Humans learn from context intuitively. They understand unstated social dynamics. They read emotional undercurrents. They can transfer knowledge from completely unrelated domains in creative ways. They can make judgment calls in unprecedented situations based on values, empathy, and common sense.
The strongest organizations leverage both learning types. The AI processes data at scale and surfaces patterns. Humans interpret those patterns, set strategic direction, and handle the cases that require judgment beyond what data can provide. The AI improves from every interaction within its domain. The human team improves the overall system by adjusting the AI parameters, updating the knowledge base, and refining the boundaries of what the AI should and should not handle.
The Compounding Effect
The practical implication of continuous AI learning is that the system gets meaningfully better every month. An AI agent deployed in January is noticeably more effective by June because it has processed six months of real interaction data, identified hundreds of optimization opportunities, and refined its approach across every scenario it has encountered.
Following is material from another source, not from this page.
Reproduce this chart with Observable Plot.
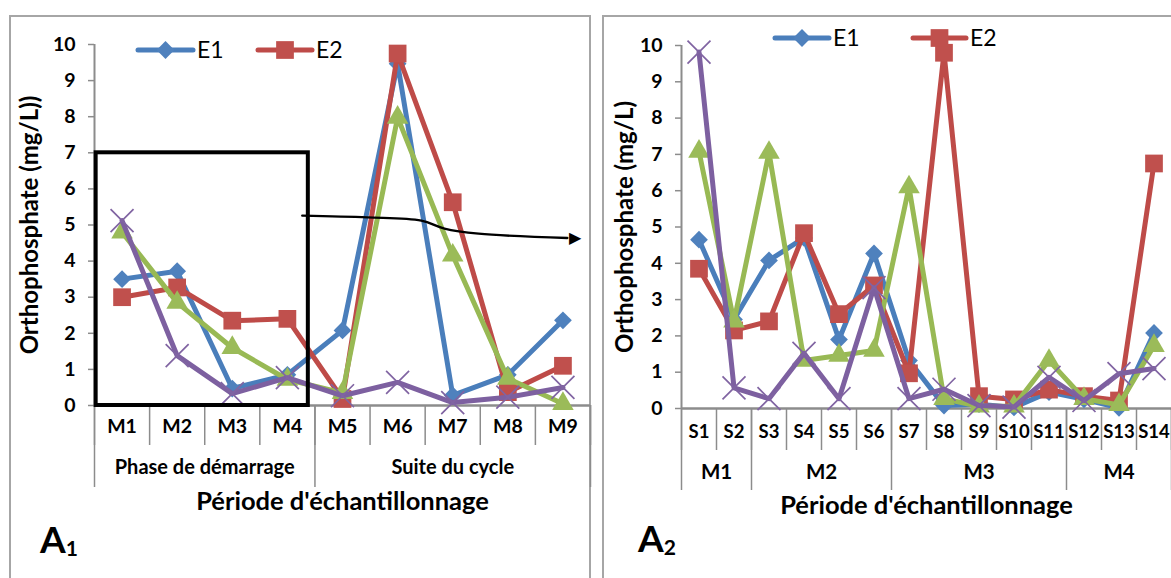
<!DOCTYPE html>
<html>
<head>
<meta charset="utf-8">
<script src="https://cdn.jsdelivr.net/npm/d3@7"></script>
<script src="https://cdn.jsdelivr.net/npm/@observablehq/plot@0.6"></script>
<style>
  body { margin: 0; background: #fff; }
  #wrap { position: relative; width: 1171px; height: 578px; overflow: hidden; background: #fff; font-family: Lato, "Open Sans", sans-serif; }
  .border { position: absolute; border: 2px solid #a6a6a6; box-sizing: border-box; }
  .chart { position: absolute; top: 0; }
  .overlay { position: absolute; left: 0; top: 0; pointer-events: none; }
  #wrap svg g[aria-label^="y-axis"] line,
  #wrap svg g[aria-label="y-axis tick"] path { stroke: #8c8c8c; stroke-width: 1.5; }
  #wrap svg g[aria-label^="y-axis"] text { font-size: 19.5px; font-weight: bold; fill: #000; }
</style>
</head>
<body>
<div id="wrap"></div>
<script>
// ---------- shared ----------
const seriesNames = ["E1", "E2", "E3", "E4"];
const lineColors = ["#4A7EBB", "#BE4B48", "#98B954", "#7D60A0"];
const markerColors = ["#4F81BD", "#C0504D", "#9BBB59", "#8064A2"];
const seriesSymbols = ["diamond2", "square", "triangle", "times"];
const legendSeries = ["E1", "E2"];
const yTicks = [0, 1, 2, 3, 4, 5, 6, 7, 8, 9, 10];
const xTitle = "Période d'échantillonnage";

// ---------- panel A1 ----------
const monthsA1 = ["M1", "M2", "M3", "M4", "M5", "M6", "M7", "M8", "M9"];
const phasesA1 = ["Phase de démarrage", "Suite du cycle"];
const phaseSizesA1 = [4, 5];
const e1A1 = [3.5, 3.72, 0.47, 0.85, 2.08, 9.47, 0.28, 0.85, 2.36];
const e2A1 = [3.0, 3.27, 2.35, 2.4, 0.18, 9.75, 5.63, 0.37, 1.1];
const e3A1 = [4.8, 2.85, 1.6, 0.72, 0.35, 7.98, 4.16, 0.75, 0.05];
const e4A1 = [5.12, 1.38, 0.33, 0.77, 0.27, 0.64, 0.08, 0.23, 0.5];
const yTitleA1 = "Orthophosphate (mg/L))";
const labelA1 = ["A", "1"];
// annotation: highlight box and curved arrow (data coordinates)
const boxA1 = [{x1: 0.53, x2: 4.38, y1: 0, y2: 7}];
const arrowXA1 = [4.27, 5.45, 6.43, 6.85, 7.47, 9.08];
const arrowYA1 = [5.26, 5.21, 5.12, 4.9, 4.76, 4.64];

// ---------- panel A2 ----------
const weeksA2 = ["S1", "S2", "S3", "S4", "S5", "S6", "S7", "S8", "S9", "S10", "S11", "S12", "S13", "S14"];
const monthsA2 = ["M1", "M2", "M3", "M4"];
const monthSizesA2 = [2, 4, 5, 3];
const e1A2 = [4.65, 2.45, 4.08, 4.7, 1.9, 4.27, 1.32, 0.08, 0.12, 0.03, 0.45, 0.25, 0.02, 2.08];
const e2A2 = [3.85, 2.15, 2.4, 4.83, 2.6, 3.39, 0.97, 9.8, 0.34, 0.25, 0.52, 0.34, 0.22, 6.75];
const e3A2 = [7.08, 2.4, 7.05, 1.32, 1.46, 1.6, 6.1, 0.27, 0.06, 0.06, 1.32, 0.27, 0.1, 1.73];
const e4A2 = [9.82, 0.57, 0.27, 1.52, 0.27, 3.33, 0.27, 0.53, 0.08, 0.04, 0.86, 0.22, 0.96, 1.1];
const yTitleA2 = "Orthophosphate (mg/L)";
const labelA2 = ["A", "2"];

const FONT = "Lato, 'Open Sans', sans-serif";
const AXIS_GRAY = "#8c8c8c";

function symbolStyle(s) {
  const sym = seriesSymbols[s];
  if (sym === "times") return {symbol: sym, r: 10.5, stroke: markerColors[s], strokeWidth: 1.7, fill: "none"};
  if (sym === "square") return {symbol: sym, r: 10, fill: markerColors[s], stroke: "none"};
  if (sym === "triangle") return {symbol: sym, r: 8, fill: markerColors[s], stroke: "none"};
  return {symbol: sym, r: 8, fill: markerColors[s], stroke: "none"};
}

function panel(o) {
  const n = o.cats.length;
  const plotH = o.H - o.mT - o.mB;
  const rows = [];
  o.series.forEach((vals, s) => vals.forEach((v, i) => rows.push({s, name: seriesNames[s], x: i + 1, y: v})));
  const seps = d3.range(n + 1).map(i => i + 0.5);
  let acc = 0;
  const gBounds = [0.5];
  const gMids = [];
  o.groupSizes.forEach(sz => { gMids.push(acc + sz / 2 + 0.5); acc += sz; gBounds.push(acc + 0.5); });

  const marks = [
    Plot.ruleX(seps, {x: d => d, stroke: AXIS_GRAY, strokeWidth: 1.5, insetTop: plotH, insetBottom: -o.sepLen}),
    Plot.ruleX(gBounds, {x: d => d, stroke: AXIS_GRAY, strokeWidth: 1.5, insetTop: plotH, insetBottom: -o.groupSepLen}),
    Plot.ruleX([0.5], {x: d => d, stroke: AXIS_GRAY, strokeWidth: 2}),
    Plot.ruleY([0], {y: d => d, stroke: AXIS_GRAY, strokeWidth: 2.5}),
    Plot.text(o.cats, {x: (d, i) => i + 1, text: d => d, frameAnchor: "bottom", dy: o.tickDy, fontSize: o.tickFont, fontWeight: "bold", fill: "#000"}),
    Plot.text(o.groups, {x: (d, i) => gMids[i], text: d => d, frameAnchor: "bottom", dy: o.groupDy, fontSize: o.groupFont, fontWeight: "bold", fill: "#000"}),
    Plot.text([xTitle], {text: d => d, frameAnchor: "bottom", dy: o.titleDy, fontSize: 25.5, fontWeight: "bold", fill: "#000"}),
    Plot.text([o.yTitle], {text: d => d, frameAnchor: "left", textAnchor: "middle", rotate: -90, dx: o.yTitleDx, fontSize: 24, fontWeight: "bold", fill: "#000"})
  ];
  o.series.forEach((vals, s) => {
    const d = rows.filter(r => r.s === s);
    marks.push(Plot.line(d, {x: "x", y: "y", stroke: lineColors[s], strokeWidth: 5, strokeLinejoin: "round", strokeLinecap: "round"}));
    marks.push(Plot.dot(d, {x: "x", y: "y", ...symbolStyle(s)}));
  });
  (o.extra || []).forEach(m => marks.push(m));

  return Plot.plot({
    width: o.W,
    height: o.H,
    marginLeft: o.mL,
    marginRight: o.mR,
    marginTop: o.mT,
    marginBottom: o.mB,
    style: {fontFamily: FONT, fontSize: "19px", fontWeight: "bold", background: "none", color: "#000", overflow: "visible"},
    x: {domain: [0.5, n + 0.5], axis: null},
    y: {domain: [0, 10], ticks: yTicks, tickSize: 6, tickPadding: 13, label: null, tickFormat: d => d},
    marks
  });
}

const wrap = document.getElementById("wrap");

// panel borders
[{l: 9, t: 15, w: 582, h: 620}, {l: 602, t: 15, w: 620, h: 620}].forEach(b => {
  const div = document.createElement("div");
  div.className = "border";
  Object.assign(div.style, {left: b.l + "px", top: b.t + "px", width: b.w + "px", height: b.h + "px"});
  wrap.appendChild(div);
});

const annotA1 = [
  Plot.rect(boxA1, {x1: "x1", x2: "x2", y1: "y1", y2: "y2", stroke: "#000", strokeWidth: 4, fill: "none"}),
  Plot.line(arrowXA1.map((x, i) => ({x, y: arrowYA1[i]})), {x: "x", y: "y", curve: "catmull-rom", stroke: "#000", strokeWidth: 2.4}),
  Plot.text([{x: 9.22, y: 4.64}], {x: "x", y: "y", text: () => "\u25B6", fontSize: 16, fontFamily: "DejaVu Sans", fill: "#000", fontWeight: "normal"})
];

const chartA1 = panel({
  cats: monthsA1, groups: phasesA1, groupSizes: phaseSizesA1,
  series: [e1A1, e2A1, e3A1, e4A1], yTitle: yTitleA1,
  W: 592, H: 578, mL: 94, mR: 2, mT: 44, mB: 173,
  tickDy: 27, groupDy: 68, titleDy: 104, sepLen: 40, groupSepLen: 82, yTitleDx: -64, tickFont: 19.5, groupFont: 20,
  extra: annotA1
});
chartA1.classList.add("chart");
chartA1.style.left = "0px";
wrap.appendChild(chartA1);

const chartA2 = panel({
  cats: weeksA2, groups: monthsA2, groupSizes: monthSizesA2,
  series: [e1A2, e2A2, e3A2, e4A2], yTitle: yTitleA2,
  W: 579, H: 578, mL: 89, mR: 0, mT: 45, mB: 170,
  tickDy: 29, groupDy: 70, titleDy: 105, sepLen: 42, groupSepLen: 82, yTitleDx: -56, tickFont: 18.5, groupFont: 20.5
});
chartA2.classList.add("chart");
chartA2.style.left = "592px";
wrap.appendChild(chartA2);

// overlay: legends and panel labels
const ov = d3.create("svg").attr("class", "overlay").attr("width", 1171).attr("height", 578)
  .style("font-family", FONT);
const legends = [
  {y: 50, items: [{x1: 138, x2: 193}, {x1: 258, x2: 312}]},
  {y: 38, items: [{x1: 775, x2: 829}, {x1: 913, x2: 966}]}
];
const d3sym = {diamond2: d3.symbolDiamond2, square: d3.symbolSquare, triangle: d3.symbolTriangle, times: d3.symbolTimes};
legends.forEach(L => {
  legendSeries.forEach((name, k) => {
    const s = seriesNames.indexOf(name);
    const it = L.items[k];
    const st = symbolStyle(s);
    ov.append("line").attr("x1", it.x1).attr("x2", it.x2).attr("y1", L.y).attr("y2", L.y)
      .attr("stroke", lineColors[s]).attr("stroke-width", 5).attr("stroke-linecap", "round");
    ov.append("path").attr("d", d3.symbol(d3sym[st.symbol], Math.PI * st.r * st.r)())
      .attr("transform", `translate(${(it.x1 + it.x2) / 2},${L.y})`)
      .attr("fill", st.fill).attr("stroke", st.stroke).attr("stroke-width", st.strokeWidth || 0);
    ov.append("text").attr("x", it.x2 + 4).attr("y", L.y).attr("dy", "0.36em")
      .attr("font-size", 23).text(name);
  });
});
[{x: 40, y: 553, t: labelA1}, {x: 638, y: 552, t: labelA2}].forEach(p => {
  const t = ov.append("text").attr("x", p.x).attr("y", p.y).attr("font-weight", "bold").attr("font-size", 37);
  t.append("tspan").text(p.t[0]);
  t.append("tspan").attr("font-size", 21).attr("dy", 3).text(p.t[1]);
});
wrap.appendChild(ov.node());
</script>
</body>
</html>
This compounding improvement is one of the key reasons that organizations deploying AI agents report returns that grow over time rather than plateauing. The initial deployment delivers immediate value through automation and speed. The ongoing learning delivers increasing value through accuracy, efficiency, and the ability to handle progressively complex scenarios without human intervention. The longer the system runs, the better it gets. There is no equivalent in traditional hiring where an employee simply gets better at their job in such a systematic and measurable way.